Summary: | 碩士 === 國立臺灣科技大學 === 電子工程系 === 92 === Abstract
In a lot of scientific fields, including physics, aeronautics and astronautics, atmosphere and image processing, and particularly in one of most popular topics — biotechnology, they often need a lot of computation power. For the moment, many researchers employ PVM in a parallel computing environment to satisfy their requirements of computation power. However, those application programs need a long time to finish their jobs in distributed environments. If they encounter an accident like power failure, then the result will be reduced to ashes. We can employ the checkpointing skill to avoid this situation.
The main purpose of checkpointing is to provide rollback and recovery (also called fault-tolerance). It records all the status of the executing program at some instants, called checkpoints. After the computer reboots, the program can be restarted from the last checkpoint. In addition, it also can be utilized in the task migrations. In the past, checkpoints are stored in the disk or other hosts in the network. In these two methods, ether is the disk access speed too slow to achieve high performance, or the cost is expensive.

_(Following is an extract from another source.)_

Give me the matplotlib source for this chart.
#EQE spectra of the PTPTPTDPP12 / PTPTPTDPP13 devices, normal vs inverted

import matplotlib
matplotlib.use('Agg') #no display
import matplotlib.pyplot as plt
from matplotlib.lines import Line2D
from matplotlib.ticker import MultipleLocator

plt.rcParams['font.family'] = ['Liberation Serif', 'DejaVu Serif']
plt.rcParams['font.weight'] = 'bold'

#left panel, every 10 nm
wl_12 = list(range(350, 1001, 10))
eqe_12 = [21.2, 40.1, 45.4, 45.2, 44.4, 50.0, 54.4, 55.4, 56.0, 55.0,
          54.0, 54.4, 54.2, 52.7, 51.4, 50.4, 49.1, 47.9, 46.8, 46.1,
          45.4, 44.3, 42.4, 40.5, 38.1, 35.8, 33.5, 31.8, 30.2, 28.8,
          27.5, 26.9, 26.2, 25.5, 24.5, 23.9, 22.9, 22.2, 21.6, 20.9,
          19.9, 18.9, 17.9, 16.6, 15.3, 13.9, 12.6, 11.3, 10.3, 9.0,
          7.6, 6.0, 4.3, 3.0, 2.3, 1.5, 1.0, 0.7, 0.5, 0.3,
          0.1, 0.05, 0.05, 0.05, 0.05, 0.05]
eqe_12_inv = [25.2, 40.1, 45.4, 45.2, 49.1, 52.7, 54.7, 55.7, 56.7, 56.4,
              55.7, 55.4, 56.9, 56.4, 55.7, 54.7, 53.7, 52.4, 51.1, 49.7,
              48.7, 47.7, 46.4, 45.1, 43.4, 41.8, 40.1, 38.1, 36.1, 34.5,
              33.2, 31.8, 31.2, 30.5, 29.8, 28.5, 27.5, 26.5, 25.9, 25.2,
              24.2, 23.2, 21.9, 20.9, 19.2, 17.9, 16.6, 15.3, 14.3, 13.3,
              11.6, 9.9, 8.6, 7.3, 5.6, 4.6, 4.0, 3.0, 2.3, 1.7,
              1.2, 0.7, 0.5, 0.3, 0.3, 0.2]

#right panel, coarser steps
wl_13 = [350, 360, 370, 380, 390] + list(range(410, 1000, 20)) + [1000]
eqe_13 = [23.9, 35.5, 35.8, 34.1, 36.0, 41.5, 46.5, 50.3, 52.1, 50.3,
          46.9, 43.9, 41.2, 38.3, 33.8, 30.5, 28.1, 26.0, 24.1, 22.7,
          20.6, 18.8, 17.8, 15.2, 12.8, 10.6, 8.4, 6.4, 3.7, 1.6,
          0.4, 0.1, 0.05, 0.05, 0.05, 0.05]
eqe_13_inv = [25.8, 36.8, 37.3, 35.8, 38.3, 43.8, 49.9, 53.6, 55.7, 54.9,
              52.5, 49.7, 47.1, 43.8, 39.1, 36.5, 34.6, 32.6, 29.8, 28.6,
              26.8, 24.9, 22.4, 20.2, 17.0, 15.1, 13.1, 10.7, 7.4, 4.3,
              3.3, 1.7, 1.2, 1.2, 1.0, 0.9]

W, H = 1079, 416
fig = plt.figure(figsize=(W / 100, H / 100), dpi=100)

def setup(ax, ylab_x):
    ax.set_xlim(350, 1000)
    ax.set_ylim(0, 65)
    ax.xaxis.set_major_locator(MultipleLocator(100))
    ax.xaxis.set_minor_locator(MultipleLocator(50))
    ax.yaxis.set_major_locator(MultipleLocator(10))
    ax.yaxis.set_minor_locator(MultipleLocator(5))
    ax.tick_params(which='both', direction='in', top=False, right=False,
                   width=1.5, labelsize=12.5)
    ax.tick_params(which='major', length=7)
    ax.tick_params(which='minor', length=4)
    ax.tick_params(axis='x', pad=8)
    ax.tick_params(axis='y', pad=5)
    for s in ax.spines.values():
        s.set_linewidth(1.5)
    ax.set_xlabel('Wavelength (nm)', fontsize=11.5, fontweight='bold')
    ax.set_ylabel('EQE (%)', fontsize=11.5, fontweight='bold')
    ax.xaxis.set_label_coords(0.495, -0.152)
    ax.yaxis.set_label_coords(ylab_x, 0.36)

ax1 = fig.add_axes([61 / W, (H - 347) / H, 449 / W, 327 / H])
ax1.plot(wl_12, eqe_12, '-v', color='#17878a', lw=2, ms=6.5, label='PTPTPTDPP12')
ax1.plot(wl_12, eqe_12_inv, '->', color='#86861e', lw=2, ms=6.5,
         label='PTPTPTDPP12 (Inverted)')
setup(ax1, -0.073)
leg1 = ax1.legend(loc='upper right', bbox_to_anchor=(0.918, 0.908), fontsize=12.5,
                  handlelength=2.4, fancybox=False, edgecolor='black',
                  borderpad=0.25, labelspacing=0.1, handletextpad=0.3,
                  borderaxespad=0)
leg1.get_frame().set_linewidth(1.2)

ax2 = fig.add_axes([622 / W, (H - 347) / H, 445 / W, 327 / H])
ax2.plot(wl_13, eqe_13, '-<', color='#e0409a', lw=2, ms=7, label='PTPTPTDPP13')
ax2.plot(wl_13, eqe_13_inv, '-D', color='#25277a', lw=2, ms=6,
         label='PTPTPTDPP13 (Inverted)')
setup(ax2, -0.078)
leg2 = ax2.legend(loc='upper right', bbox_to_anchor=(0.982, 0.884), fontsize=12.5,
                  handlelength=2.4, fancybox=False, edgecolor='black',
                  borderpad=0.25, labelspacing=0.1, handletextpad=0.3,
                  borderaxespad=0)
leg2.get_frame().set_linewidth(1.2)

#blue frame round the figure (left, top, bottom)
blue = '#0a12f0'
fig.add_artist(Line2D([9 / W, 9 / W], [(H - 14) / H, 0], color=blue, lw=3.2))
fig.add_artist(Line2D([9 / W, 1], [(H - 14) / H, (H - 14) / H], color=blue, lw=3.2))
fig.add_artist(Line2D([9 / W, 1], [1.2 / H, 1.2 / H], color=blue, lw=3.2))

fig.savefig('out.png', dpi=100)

We employ the SRAM card and FLASH memory whose capacity and speed are significantly improved recently. SRAM card and FLASH memory are formed the two-level storage structure to achieve I/O and computation overlapping, resulting in improving the system performance. Our scheme possesses the following advantages: (1) Consistent checkpoint is guaranteed, resulting in no problem of domino effect. (2) It only needs to maintain two checkpoints. (3) Its implementation is easy and fast. The implementation results show that our method is effective for checkpointing.
|